> _WHAT THIS TASK INVOLVES_: Leave out the pictures and copy everything else below exactly.

> _SOURCE EXCERPT_:

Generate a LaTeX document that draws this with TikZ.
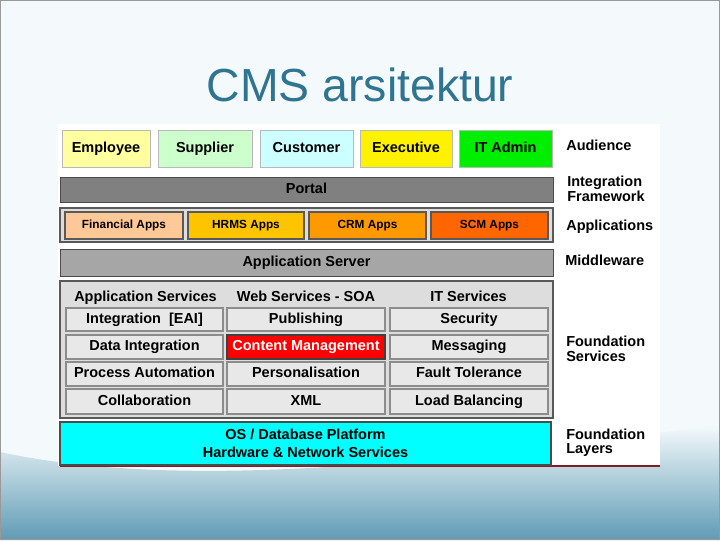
\documentclass[tikz,border=0pt]{standalone}
\usepackage{fontspec}
\setmainfont{Liberation Sans}
\usepackage{tikz}

\newcommand\px{0.025cm}
\newcommand\tf{\fontsize{10.3}{10.3}\selectfont\bfseries}

\definecolor{slidebg}{RGB}{244,250,252}
\definecolor{wave}{RGB}{95,155,180}
\definecolor{titleblue}{RGB}{47,117,145}
\definecolor{darkred}{RGB}{130,30,35}
\definecolor{pyellow}{RGB}{255,255,160}
\definecolor{pgreen}{RGB}{204,255,204}
\definecolor{pcyan}{RGB}{204,255,255}
\definecolor{lgreen}{RGB}{0,238,0}
\definecolor{portalgray}{RGB}{128,128,128}
\definecolor{srvgray}{RGB}{166,166,166}
\definecolor{framegray}{RGB}{221,221,221}
\definecolor{cellgray}{RGB}{232,232,232}
\definecolor{appfin}{RGB}{255,200,150}
\definecolor{apphr}{RGB}{255,196,0}
\definecolor{appcrm}{RGB}{255,153,0}
\definecolor{appscm}{RGB}{255,102,0}
\definecolor{osbg}{RGB}{0,255,255}

\tikzset{
 txt/.style={text height=7.6pt, text depth=2pt},
 aud/.style={draw=gray!55, fill=#1, inner sep=0pt, minimum height=37*\px, font=\tf, txt},
 bar/.style={draw=gray!60!black, fill=#1, inner sep=0pt, font=\tf, txt},
 frame/.style={draw=black!65, line width=1.5*\px, fill=framegray, inner sep=0pt},
 app/.style={draw=black!65, line width=1.5*\px, fill=#1, inner sep=0pt,
   minimum height=27*\px, font=\fontsize{8.4}{10}\selectfont\bfseries, text height=6.2pt, text depth=1.7pt},
 svc/.style={draw=black!45, line width=1.5*\px, fill=cellgray, inner sep=0pt, font=\tf, txt},
 cms/.style={draw=black!75, line width=1.5*\px, fill=red, text=white, inner sep=0pt, font=\tf, txt},
 hdr/.style={inner sep=0pt, font=\tf, txt},
 osbox/.style={draw=black!70, line width=1.5*\px, fill=osbg, inner sep=0pt, align=center,
   font=\fontsize{10.3}{12.8}\selectfont\bfseries},
 lbl/.style={anchor=west, align=left, inner sep=0pt, font=\tf}
}

\begin{document}
\begin{tikzpicture}[x=\px,y=-\px]
\useasboundingbox (0,0) rectangle (720,540);

% slide
\fill[slidebg] (0,0) rectangle (720,540);
\shade[top color=slidebg, bottom color=wave] (0,452) .. controls (200,495) and (480,455) .. (720,425) -- (720,540) -- (0,540) -- cycle;
\draw[gray!80] (0.5,0.5) rectangle (719.5,539.5);
\node[font=\fontsize{33}{36}\selectfont, text=titleblue] (title) at (360,85) {CMS arsitektur};
\fill[white] (58,124) rectangle (660,466);

% audience
\foreach \nm/\xa/\xb/\col/\txt in {emp/62/150/pyellow/Employee, sup/158/252/pgreen/Supplier,
  cus/260/353/pcyan/Customer, exe/360/452/yellow/Executive, ita/459/552/lgreen/IT Admin}
  \node[aud=\col, minimum width={(\xb-\xa)*\px}] (\nm) at ({(\xa+\xb)/2},148.5) {\txt};

% portal
\node[bar=portalgray, minimum width=493*\px, minimum height=25*\px] (portal) at (306.5,189.5) {Portal};

% applications
\node[frame, minimum width=493*\px, minimum height=34*\px] (appframe) at (306.5,225) {};
\foreach \nm/\xa/\xb/\col/\txt in {fin/65/183/appfin/Financial Apps, hrms/188/304/apphr/HRMS Apps,
  crm/309/426/appcrm/CRM Apps, scm/431/548/appscm/SCM Apps}
  \node[app=\col, minimum width={(\xb-\xa)*\px}] (\nm) at ({(\xa+\xb)/2},225.5) {\txt};

% middleware
\node[bar=srvgray, minimum width=493*\px, minimum height=27*\px] (appsrv) at (306.5,262.5) {Application Server};

% foundation services
\node[frame, minimum width=493*\px, minimum height=137*\px] (found) at (306.5,349.5) {};
\foreach \nm/\x/\txt in {hda/145.5/Application Services, hdb/306/Web Services - SOA, hdc/468.5/IT Services}
  \node[hdr] (\nm) at (\x,298) {\txt};
\foreach \r/\ya/\yb/\st/\ta/\tb/\tc in {1/308/331/svc/{Integration\ \ [EAI]}/Publishing/Security,
  2/335/359/cms/Data Integration/Content Management/Messaging,
  3/362/386/svc/Process Automation/Personalisation/Fault Tolerance,
  4/389/414/svc/Collaboration/XML/Load Balancing}
{
  \node[svc, minimum width=157*\px, minimum height={(\yb-\ya)*\px}] (s\r a) at (144.5,{(\ya+\yb)/2}) {\ta};
  \node[\st, minimum width=158*\px, minimum height={(\yb-\ya)*\px}] (s\r b) at (306,{(\ya+\yb)/2}) {\tb};
  \node[svc, minimum width=158*\px, minimum height={(\yb-\ya)*\px}] (s\r c) at (469,{(\ya+\yb)/2}) {\tc};
}

% foundation layers
\draw[darkred, line width=2*\px] (60,466) -- (660,466);
\node[osbox, minimum width=491*\px, minimum height=43*\px] (osbar) at (305.5,443.5)
  {OS / Database Platform\\Hardware \& Network Services};

% layer names
\node[lbl] (laud) at (566,145) {Audience};
\node[lbl] (lint) at (567,189) {Integration\\Framework};
\node[lbl] (lapp) at (566,227) {Applications};
\node[lbl] (lmid) at (565,260) {Middleware};
\node[lbl] (lfs) at (566,349) {Foundation\\Services};
\node[lbl] (lfl) at (566,442.5) {Foundation\\Layers};

\end{tikzpicture}
\end{document}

> _SOLVED PROBLEM_:
Generate a LaTeX document that draws this with TikZ.
\documentclass[tikz,border=0pt]{standalone}
\usepackage{fontspec}
\setmainfont{Liberation Sans}
\usepackage{tikz}

\newcommand\px{0.025cm}
\newcommand\tf{\fontsize{10.3}{10.3}\selectfont\bfseries}

\definecolor{slidebg}{RGB}{244,250,252}
\definecolor{wave}{RGB}{95,155,180}
\definecolor{titleblue}{RGB}{47,117,145}
\definecolor{darkred}{RGB}{130,30,35}
\definecolor{pyellow}{RGB}{255,255,160}
\definecolor{pgreen}{RGB}{204,255,204}
\definecolor{pcyan}{RGB}{204,255,255}
\definecolor{lgreen}{RGB}{0,238,0}
\definecolor{portalgray}{RGB}{128,128,128}
\definecolor{srvgray}{RGB}{166,166,166}
\definecolor{framegray}{RGB}{221,221,221}
\definecolor{cellgray}{RGB}{232,232,232}
\definecolor{appfin}{RGB}{255,200,150}
\definecolor{apphr}{RGB}{255,196,0}
\definecolor{appcrm}{RGB}{255,153,0}
\definecolor{appscm}{RGB}{255,102,0}
\definecolor{osbg}{RGB}{0,255,255}

\tikzset{
 txt/.style={text height=7.6pt, text depth=2pt},
 aud/.style={draw=gray!55, fill=#1, inner sep=0pt, minimum height=37*\px, font=\tf, txt},
 bar/.style={draw=gray!60!black, fill=#1, inner sep=0pt, font=\tf, txt},
 frame/.style={draw=black!65, line width=1.5*\px, fill=framegray, inner sep=0pt},
 app/.style={draw=black!65, line width=1.5*\px, fill=#1, inner sep=0pt,
   minimum height=27*\px, font=\fontsize{8.4}{10}\selectfont\bfseries, text height=6.2pt, text depth=1.7pt},
 svc/.style={draw=black!45, line width=1.5*\px, fill=cellgray, inner sep=0pt, font=\tf, txt},
 cms/.style={draw=black!75, line width=1.5*\px, fill=red, text=white, inner sep=0pt, font=\tf, txt},
 hdr/.style={inner sep=0pt, font=\tf, txt},
 osbox/.style={draw=black!70, line width=1.5*\px, fill=osbg, inner sep=0pt, align=center,
   font=\fontsize{10.3}{12.8}\selectfont\bfseries},
 lbl/.style={anchor=west, align=left, inner sep=0pt, font=\tf}
}

\begin{document}
\begin{tikzpicture}[x=\px,y=-\px]
\useasboundingbox (0,0) rectangle (720,540);

% slide
\fill[slidebg] (0,0) rectangle (720,540);
\shade[top color=slidebg, bottom color=wave] (0,452) .. controls (200,495) and (480,455) .. (720,425) -- (720,540) -- (0,540) -- cycle;
\draw[gray!80] (0.5,0.5) rectangle (719.5,539.5);
\node[font=\fontsize{33}{36}\selectfont, text=titleblue] (title) at (360,85) {CMS arsitektur};
\fill[white] (58,124) rectangle (660,466);

% audience
\foreach \nm/\xa/\xb/\col/\txt in {emp/62/150/pyellow/Employee, sup/158/252/pgreen/Supplier,
  cus/260/353/pcyan/Customer, exe/360/452/yellow/Executive, ita/459/552/lgreen/IT Admin}
  \node[aud=\col, minimum width={(\xb-\xa)*\px}] (\nm) at ({(\xa+\xb)/2},148.5) {\txt};

% portal
\node[bar=portalgray, minimum width=493*\px, minimum height=25*\px] (portal) at (306.5,189.5) {Portal};

% applications
\node[frame, minimum width=493*\px, minimum height=34*\px] (appframe) at (306.5,225) {};
\foreach \nm/\xa/\xb/\col/\txt in {fin/65/183/appfin/Financial Apps, hrms/188/304/apphr/HRMS Apps,
  crm/309/426/appcrm/CRM Apps, scm/431/548/appscm/SCM Apps}
  \node[app=\col, minimum width={(\xb-\xa)*\px}] (\nm) at ({(\xa+\xb)/2},225.5) {\txt};

% middleware
\node[bar=srvgray, minimum width=493*\px, minimum height=27*\px] (appsrv) at (306.5,262.5) {Application Server};

% foundation services
\node[frame, minimum width=493*\px, minimum height=137*\px] (found) at (306.5,349.5) {};
\foreach \nm/\x/\txt in {hda/145.5/Application Services, hdb/306/Web Services - SOA, hdc/468.5/IT Services}
  \node[hdr] (\nm) at (\x,298) {\txt};
\foreach \r/\ya/\yb/\st/\ta/\tb/\tc in {1/308/331/svc/{Integration\ \ [EAI]}/Publishing/Security,
  2/335/359/cms/Data Integration/Content Management/Messaging,
  3/362/386/svc/Process Automation/Personalisation/Fault Tolerance,
  4/389/414/svc/Collaboration/XML/Load Balancing}
{
  \node[svc, minimum width=157*\px, minimum height={(\yb-\ya)*\px}] (s\r a) at (144.5,{(\ya+\yb)/2}) {\ta};
  \node[\st, minimum width=158*\px, minimum height={(\yb-\ya)*\px}] (s\r b) at (306,{(\ya+\yb)/2}) {\tb};
  \node[svc, minimum width=158*\px, minimum height={(\yb-\ya)*\px}] (s\r c) at (469,{(\ya+\yb)/2}) {\tc};
}

% foundation layers
\draw[darkred, line width=2*\px] (60,466) -- (660,466);
\node[osbox, minimum width=491*\px, minimum height=43*\px] (osbar) at (305.5,443.5)
  {OS / Database Platform\\Hardware \& Network Services};

% layer names
\node[lbl] (laud) at (566,145) {Audience};
\node[lbl] (lint) at (567,189) {Integration\\Framework};
\node[lbl] (lapp) at (566,227) {Applications};
\node[lbl] (lmid) at (565,260) {Middleware};
\node[lbl] (lfs) at (566,349) {Foundation\\Services};
\node[lbl] (lfl) at (566,442.5) {Foundation\\Layers};

\end{tikzpicture}
\end{document}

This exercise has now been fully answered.